Zum 70-jährigen Jubiläum der Staatsgründung des Staates Israel habe ich einige unserer Gemeindemitglieder befragt, welche Bedeutung der Staat Israel für sie hat. Hier ein paar wenige Antworten:

"Für einen Menschen, wie mich, der nie eine wirkliche Heimat hatte, ist Israel heute diese zweite, weit entfernte Heimat. Wenn es nirgendwo mehr einen Platz für Juden geben wird, wird Israel meine Zufluchtsstätte sein."

"Israel ist der Ort, an dem ich das Gefühl habe, auch zu Hause zu sein. Meine Sehnsucht und mein sicherer Hafen."

Natürlich haben wir Juden nach den bitteren Erfahrungen der Vergangenheit Sehnsucht nach diesem "sicheren Hafen". Niemand wollte uns damals haben, und heute hat man oft, (schon) wieder ein mulmiges Gefühl, wenn man sein Jüdischsein offen leben will. Die allermeisten Juden sind unglaublich stolz auf die Leistungen dieses kleinen Landes.
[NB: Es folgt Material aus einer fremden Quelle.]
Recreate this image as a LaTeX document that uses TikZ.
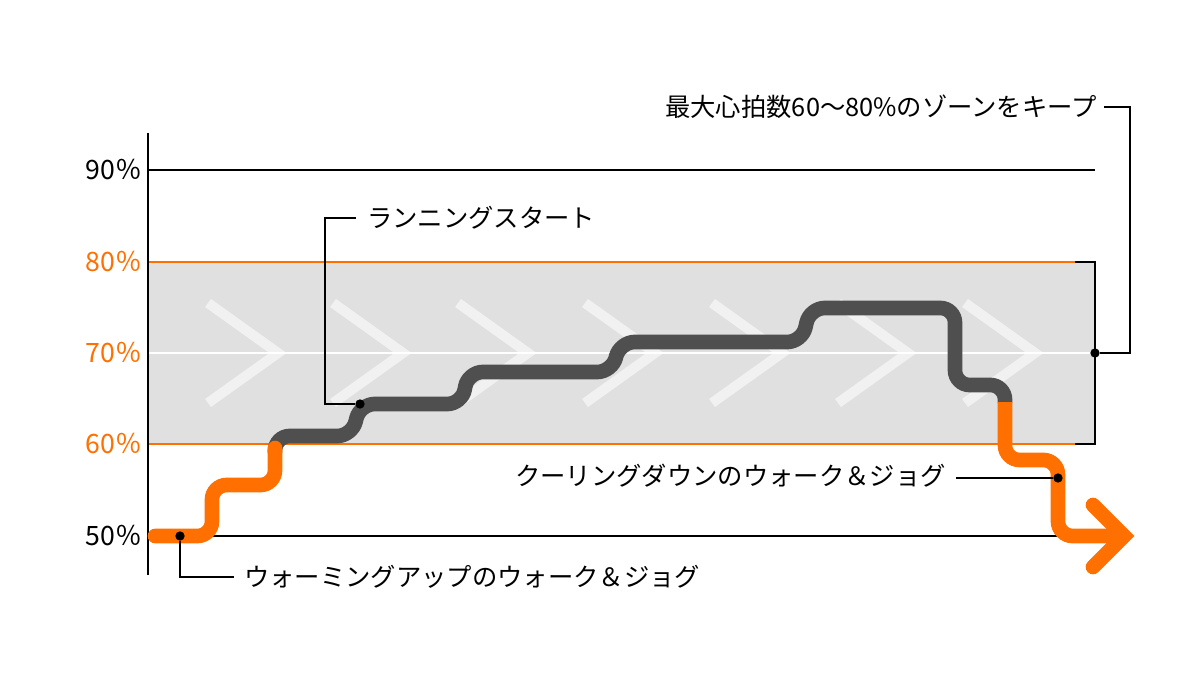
\documentclass[tikz,border=0pt]{standalone}
\usepackage{fontspec}
\setmainfont{Noto Sans CJK JP}
\begin{document}
\begin{tikzpicture}[x=0.75pt,y=-0.75pt,
  lbl/.style={font=\fontsize{19}{22}\selectfont,inner sep=0pt},
  pct/.style={font=\fontsize{20}{22}\selectfont,inner sep=0pt,anchor=east},
  chev/.style={white,opacity=0.55,line width=7.5pt},
  stairs/.style={line width=11pt,rounded corners=11pt},
  ann/.style={black,line width=1pt},
  blob/.style={circle,fill=black,inner sep=0pt,minimum size=7pt}]
\definecolor{org}{HTML}{FF7000}
\definecolor{dg}{HTML}{4F4F4F}
\definecolor{band}{HTML}{E0E0E0}
\useasboundingbox (0,0) rectangle (1200,688);
\fill[band] (148,262) rectangle (1095,444);
\draw[white,line width=0.8pt] (148,353) -- (1095,353);
\draw[line width=0.8pt] (148,170) -- (1095,170);
\draw[line width=0.8pt] (148,536) -- (1060,536);
\draw[org,line width=1.2pt] (148,262) -- (1095,262);
\draw[org,line width=1.2pt] (148,444) -- (1095,444);
\draw[line width=1.2pt] (148,133) -- (148,575);
\foreach \x in {208,333,458,585,712,838,965}
  \draw[chev] (\x,303) -- (\x+70,353) -- (\x,403);
\node[pct] (p90) at (142,170) {90％};
\node[pct,text=org] (p80) at (142,262) {80％};
\node[pct,text=org] (p70) at (142,353) {70％};
\node[pct,text=org] (p60) at (142,444) {60％};
\node[pct] (p50) at (142,536) {50％};
\draw[stairs,dg,line cap=round] (275,452) -- (275,436) -- (352,436) -- (360,404) -- (462,404) -- (468,372) -- (612,372) -- (620,342) -- (802,342) -- (810,308) -- (955,308) -- (955,385) -- (1005,385) -- (1005,402);
\draw[stairs,org,line cap=round] (155,536) -- (212,536) -- (212,485) -- (275,485) -- (275,448);
\draw[stairs,org] (1005,402) -- (1005,460) -- (1058,460) -- (1058,536) -- (1120,536);
\draw[org,line width=11pt,line cap=round,line join=miter] (1093,505) -- (1124,536) -- (1093,567);
\node[lbl,anchor=east] (tmax) at (1097,107) {最大心拍数60～80\%のゾーンをキープ};
\node[blob] (d1) at (1095,353) {};
\draw[ann] (1104,107) -- (1130,107) -- (1130,353) -- (d1);
\draw[ann] (1075,262) -- (1095,262) -- (1095,444) -- (1075,444);
\node[lbl,anchor=west] (tstart) at (367,218) {ランニングスタート};
\node[blob] (d2) at (360,404) {};
\draw[ann] (356,218) -- (325,218) -- (325,404) -- (d2);
\node[lbl,anchor=east] (tcool) at (946,476) {クーリングダウンのウォーク＆ジョグ};
\node[blob] (d3) at (1058,478) {};
\draw[ann] (956,478) -- (d3);
\node[lbl,anchor=west] (twarm) at (244,577) {ウォーミングアップのウォーク＆ジョグ};
\node[blob] (d4) at (180,536) {};
\draw[ann] (d4) -- (180,577) -- (234,577);
\end{tikzpicture}
\end{document}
Oft, zu oft, war seine Existenz akut gefährdet.

Heute ist Israel die einzige Demokratie in diesem Teil des Nahen Ostens. Epochale Errungenschaften in den Bereichen Medizin, Informationstechnologie, Landwirtschaft, Forschung und Wasseraufbereitung machen Israel zu einem Zentrum für junge Unternehmensgründer aus aller Welt.

Israel engagiert sich in vielen humanitären Bereichen. Bereiche, die man in Deutschland in den Medien nur am Rande erwähnt: Die unentgeltliche ärztliche Versorgung von syrischen Verletzten während des schrecklichen Bürgerkrieges. Oder die Rehabilitation von schwerkranken Kindern im "Jordan River Village", einer Institution, die auch kranken Kindern aus Gaza offen steht. Arabisch–israelische Koexistenz im Hadasah-Krankenhaus in Jerusalem. Jüdische Ärzte kümmern sich um verletzte Terroristen und arabisch-israelische um verletzte Juden an vorderster Stelle.

Israel als normales Land

Auch die Friedensverträge mit Ägypten und Jordanien und die Annäherung an einige andere Staaten im arabischen Raum machen uns stolz.  Für uns ist Israel auch ein "normales" Land, für das niemand auf der Welt irgendeine Verantwortung übernehmen muss. Die schon fast obsessive Beschäftigung mancher meiner Mitbürgerinnen und Mitbürger wirkt so wie es ist: Signifikant übertrieben. Der Konflikt zwischen Israelis und Palästinensern wird zum zentralen Nahostkonflikt hochstilisiert. Weder denkt die breite Öffentlichkeit an die Bürgerkriege in Syrien und im Jemen, noch an die Auseinandersetzungen zwischen Schiiten, Sunniten, Wahhabiten, Aleviten in der gesamten Region, den Krieg der Kurden im Irak und in der Türkei, die Kämpfe der Peschmerga mit dem IS, das Schicksal, ja den Genozid an der Jesidischen Minderheit, die Ermordung von tausenden Palästinensern durch den Despoten Assad , nein, der "Nahostkonflikt" wird sofort mit den Auseinandersetzungen zwischen Israelis und Palästinensern assoziiert.

Millionen Tote und Millionen Verfolgte und tote Christinnen und Christen. Und von den Friedensbewegten ist nichts zu hören und zu sehen. Wenig oder keine Presseberichterstattung, wenig oder keine Proteste. Zum Israel-Sonntag wünsche ich mir deswegen eine Neukalibrierung in der Diskussionskultur in unserer Gesellschaft, was Israel angeht. Und auch in der evangelischen Kirche mehr Widerspruch gegenüber den "Abromeits" in ihren Reihen. Vielleicht gepaart mit Bescheidenheit in Erinnerung an ihre Rolle während des tausendjährigen Reiches.